Zahir Dehouche, course director of Sustainable Energy Technologies and Management at Brunel University, said: “It’s a very interesting concept, under-bridge turbines can help to bring decentralised wind power to urban areas where it was considered not suitable because of the turbulence caused by buildings.

“Under-bridge turbines can help to reduce the levelized cost of electricity generated from this decentralised wind system, which could be a good opportunity for the traditional energy providers to invest, particularly as electricity suppliers are obliged to have a certain proportion of their electricity from renewable sources.”

However, Dehouche does note that bridges would need good exposure to prevailing winds and average wind speed of 6m/s or greater for turbines to be effective.

Although the researchers claim that the application of wind turbines under cities is as viable for rural areas as it is for major cities, clearly the project has a greater chance of gaining commercial backing if it is successfully incorporated into cities across the globe. However, there are examples of technologies in development that could provide the means to generate energy regardless of location.

Heating houses with ‘nerd power’

We are trying to make this a product that can be installed in thousands of homes

A Dutch startup company called Nerdalize has created a novel way of heating homes using the heat generated from computer servers. Its story began when co-creators Mathijs de Meijer and Boaz Leupe were renovating a run-down house and accidentally broke the thermostat.

“Mathijs was working on his laptop and after really trying everything to stay warm, he said: ‘Well, you know what, how about we take 100 laptops, put them into one of the rooms and then we’ll have nerd-heat heating our house?'” said Florian Schneider, who co-founded the company with the pair, in an interview with the BBC. “That was more of a joke — and then very quickly turned into, ‘Wait, maybe this is not such a stupid idea after all.'”

From this simple idea, Nerdalize eventually designed the Eneco eRadiator, while working with one of the biggest energy suppliers in the Netherlands: Eneco. The eRadiator replaces the hot water contained in a traditional radiator unit with a computer server. By installing servers in people’s homes, instead of large centralised data centres, the heat generated can be used to keep homes warm as well as for their original function.

The servers are connected to each other via the internet and produce heat by performing complex calculations for a variety of companies and knowledge institutes, such as research for Leiden University Medical Centre.

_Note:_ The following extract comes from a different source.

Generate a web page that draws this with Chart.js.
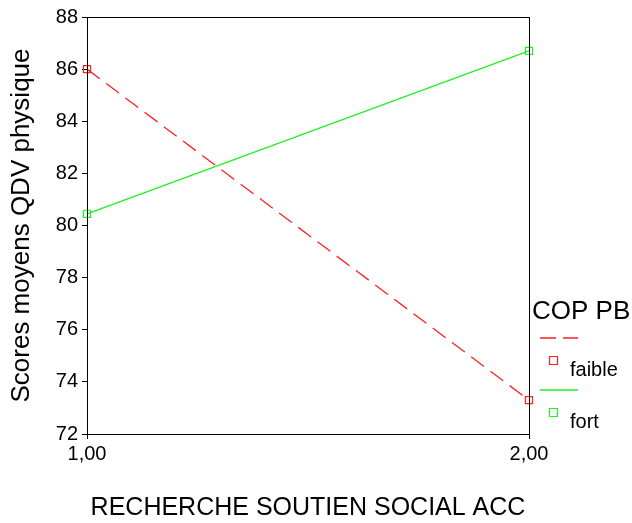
<!DOCTYPE html>
<html>
<head>
<meta charset="utf-8">
<script src="https://cdn.jsdelivr.net/npm/chart.js@4"></script>
<style>
  html, body { margin: 0; padding: 0; background: #fff; }
  #wrap { width: 632px; height: 523px; }
</style>
</head>
<body>
<div id="wrap"><canvas id="c" width="632" height="523"></canvas></div>
<script>
// x positions (RECHERCHE SOUTIEN SOCIAL ACC) and mean scores per COP PB group
const xValues = [1, 2];
const faible = [86.0, 73.3];
const fort = [80.45, 86.7];
const seriesNames = ['faible', 'fort'];
const yTicks = [72, 74, 76, 78, 80, 82, 84, 86, 88];

const FONT = '"Liberation Sans", Arial, sans-serif';
const RED = '#ff2020', GREEN = '#22ee22';

// box round the plot area + the SPSS-like legend on the right
const frame = {
  id: 'frame',
  afterDraw(chart) {
    const { ctx, chartArea: a } = chart;
    ctx.save();
    ctx.strokeStyle = '#000';
    ctx.lineWidth = 1;
    ctx.strokeRect(a.left + 0.5, a.top + 0.5, a.right - a.left, a.bottom - a.top);

    ctx.fillStyle = '#000';
    ctx.font = '26px ' + FONT;
    ctx.textBaseline = 'middle';
    ctx.textAlign = 'left';
    ctx.fillText('COP PB', 532, 312);
    const items = [
      { y: 338, color: RED, dash: [16, 7], label: seriesNames[0] },
      { y: 390, color: GREEN, dash: [], label: seriesNames[1] }
    ];
    ctx.font = '20px ' + FONT;
    items.forEach((it) => {
      ctx.strokeStyle = it.color;
      ctx.lineWidth = 1.5;
      ctx.setLineDash(it.dash);
      ctx.beginPath(); ctx.moveTo(540, it.y); ctx.lineTo(578, it.y); ctx.stroke();
      ctx.setLineDash([]);
      ctx.lineWidth = 1.2;
      ctx.beginPath(); ctx.rect(549.5, it.y + 18.5, 8, 8); ctx.stroke();
      ctx.fillStyle = '#000';
      ctx.fillText(it.label, 570, it.y + 32);
    });
    ctx.restore();
  }
};

new Chart(document.getElementById('c'), {
  type: 'line',
  data: {
    datasets: [
      {
        label: seriesNames[0],
        data: xValues.map((x, i) => ({ x, y: faible[i] })),
        borderColor: RED, borderWidth: 1.3, borderDash: [16, 8], clip: false,
        pointStyle: 'rect', pointRadius: 5, pointBorderColor: RED,
        pointBackgroundColor: 'rgba(0,0,0,0)', pointBorderWidth: 1.2, tension: 0
      },
      {
        label: seriesNames[1],
        data: xValues.map((x, i) => ({ x, y: fort[i] })),
        borderColor: GREEN, borderWidth: 1.3, clip: false,
        pointStyle: 'rect', pointRadius: 5, pointBorderColor: GREEN,
        pointBackgroundColor: 'rgba(0,0,0,0)', pointBorderWidth: 1.2, tension: 0
      }
    ]
  },
  options: {
    responsive: false,
    animation: false,
    layout: { padding: { top: 17, right: 103, left: 0, bottom: 0 } },
    plugins: { legend: { display: false }, tooltip: { enabled: false } },
    scales: {
      x: {
        type: 'linear', min: 1, max: 2,
        afterBuildTicks: (s) => { s.ticks = xValues.map((v) => ({ value: v })); },
        ticks: { color: '#000', font: { family: FONT, size: 20 }, padding: 3,
          callback: (v) => v.toFixed(2).replace('.', ',') },
        grid: { drawOnChartArea: false, color: '#000', tickLength: 5 },
        border: { color: '#000' },
        title: { display: true, text: 'RECHERCHE SOUTIEN SOCIAL ACC', color: '#000',
          font: { family: FONT, size: 25 }, padding: { top: 0, bottom: 0 } },
        afterFit: (s) => { s.height = 89; }
      },
      y: {
        min: 72, max: 88,
        afterBuildTicks: (s) => { s.ticks = yTicks.map((v) => ({ value: v })); },
        ticks: { color: '#000', font: { family: FONT, size: 20 }, padding: 4 },
        grid: { drawOnChartArea: false, color: '#000', tickLength: 5 },
        border: { color: '#000' },
        title: { display: true, text: 'Scores moyens QDV physique', color: '#000',
          font: { family: FONT, size: 26 }, padding: { top: 6, bottom: 0 } },
        afterFit: (s) => { s.width = 87; }
      }
    }
  },
  plugins: [frame]
});
</script>
</body>
</html>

Schneider is sure that Neradlize does have a product with mass market appeal. He said: “We are trying to make this a product that can be installed in thousands of homes, making it easy to install, maintain and make the business case even more attractive to the users.

“One thing that helps in making this work is joining forces with partners, as well as other parties, that provide high speed internet infrastructure.”

Whether in cities or further afield, there are interesting renewable energy options. Considering the 2020 EU target for the UK is that 15% of its energy comes from renewable sources, alternative options may become more prevalent as we draw closer to that date.

For these ideas to become mainstream however, they would have to move away, in the public’s consciousness, from being considered as offbeat options and become genuine alternatives to the way we currently produce energy.